#### DATASET ROWS:
***
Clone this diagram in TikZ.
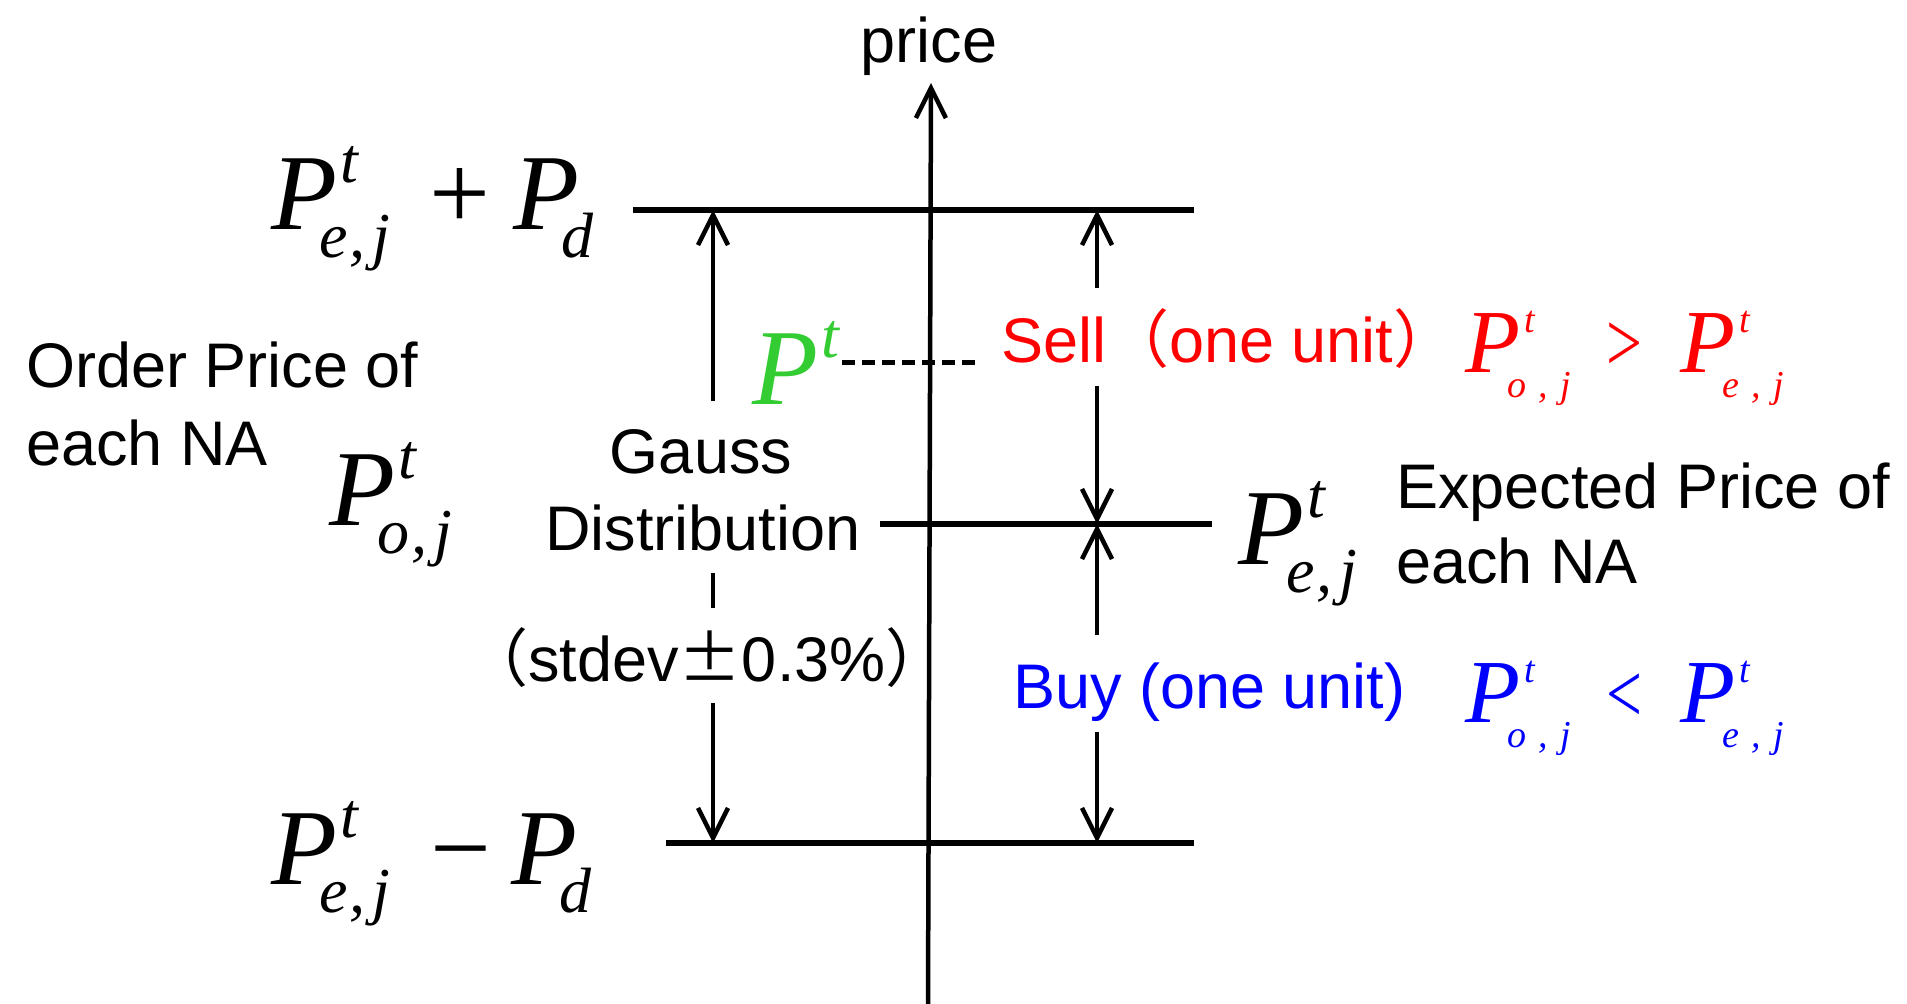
***
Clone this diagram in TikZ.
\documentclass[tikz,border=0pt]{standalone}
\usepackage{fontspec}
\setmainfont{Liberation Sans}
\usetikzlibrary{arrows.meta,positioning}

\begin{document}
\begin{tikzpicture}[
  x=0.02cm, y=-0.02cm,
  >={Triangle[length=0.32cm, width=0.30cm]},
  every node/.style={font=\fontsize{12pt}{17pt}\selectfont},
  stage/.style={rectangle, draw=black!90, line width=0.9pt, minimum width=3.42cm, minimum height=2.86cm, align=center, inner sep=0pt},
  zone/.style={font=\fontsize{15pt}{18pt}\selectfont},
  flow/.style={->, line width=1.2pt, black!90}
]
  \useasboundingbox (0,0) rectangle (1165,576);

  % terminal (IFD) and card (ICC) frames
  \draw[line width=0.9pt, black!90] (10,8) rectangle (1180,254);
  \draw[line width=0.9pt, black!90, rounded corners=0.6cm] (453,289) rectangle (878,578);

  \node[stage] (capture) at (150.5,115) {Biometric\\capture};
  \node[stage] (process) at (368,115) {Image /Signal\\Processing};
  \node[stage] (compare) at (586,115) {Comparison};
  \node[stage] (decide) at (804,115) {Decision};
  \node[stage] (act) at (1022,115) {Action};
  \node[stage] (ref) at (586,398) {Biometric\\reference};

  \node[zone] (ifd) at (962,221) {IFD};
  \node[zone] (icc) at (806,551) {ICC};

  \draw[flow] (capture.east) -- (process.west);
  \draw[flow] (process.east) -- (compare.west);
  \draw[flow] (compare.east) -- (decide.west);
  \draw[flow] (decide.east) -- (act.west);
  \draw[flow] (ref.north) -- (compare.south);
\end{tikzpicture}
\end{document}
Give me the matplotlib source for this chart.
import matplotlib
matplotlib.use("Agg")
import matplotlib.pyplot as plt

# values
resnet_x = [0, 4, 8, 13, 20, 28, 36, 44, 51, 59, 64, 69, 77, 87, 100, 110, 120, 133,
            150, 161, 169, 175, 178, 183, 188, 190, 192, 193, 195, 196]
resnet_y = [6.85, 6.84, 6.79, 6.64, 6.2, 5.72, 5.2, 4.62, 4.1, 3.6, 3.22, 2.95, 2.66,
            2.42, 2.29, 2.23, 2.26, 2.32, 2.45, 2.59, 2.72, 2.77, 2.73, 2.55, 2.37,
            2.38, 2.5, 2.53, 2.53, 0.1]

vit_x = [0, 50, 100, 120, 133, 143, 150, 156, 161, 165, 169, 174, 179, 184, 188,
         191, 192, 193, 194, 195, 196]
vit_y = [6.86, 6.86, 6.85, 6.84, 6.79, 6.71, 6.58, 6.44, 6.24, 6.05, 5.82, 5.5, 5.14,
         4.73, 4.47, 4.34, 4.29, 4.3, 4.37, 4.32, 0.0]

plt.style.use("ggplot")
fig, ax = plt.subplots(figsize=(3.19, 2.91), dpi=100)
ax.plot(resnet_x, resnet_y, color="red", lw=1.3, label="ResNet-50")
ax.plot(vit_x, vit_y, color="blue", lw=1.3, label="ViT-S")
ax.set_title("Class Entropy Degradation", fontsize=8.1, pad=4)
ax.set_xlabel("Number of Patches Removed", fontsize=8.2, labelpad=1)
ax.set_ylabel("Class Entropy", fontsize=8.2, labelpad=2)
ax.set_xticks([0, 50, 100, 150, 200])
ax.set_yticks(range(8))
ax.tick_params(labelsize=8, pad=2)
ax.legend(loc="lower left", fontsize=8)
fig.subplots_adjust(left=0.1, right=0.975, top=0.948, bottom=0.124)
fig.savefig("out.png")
***
#### WHAT YOU SHOULD DO:
From the listing above, pick out each line where the word "matplotlib" appears.

#### PROBLEM SOLUTION:
Give me the matplotlib source for this chart.
import matplotlib
matplotlib.use("Agg")
import matplotlib.pyplot as plt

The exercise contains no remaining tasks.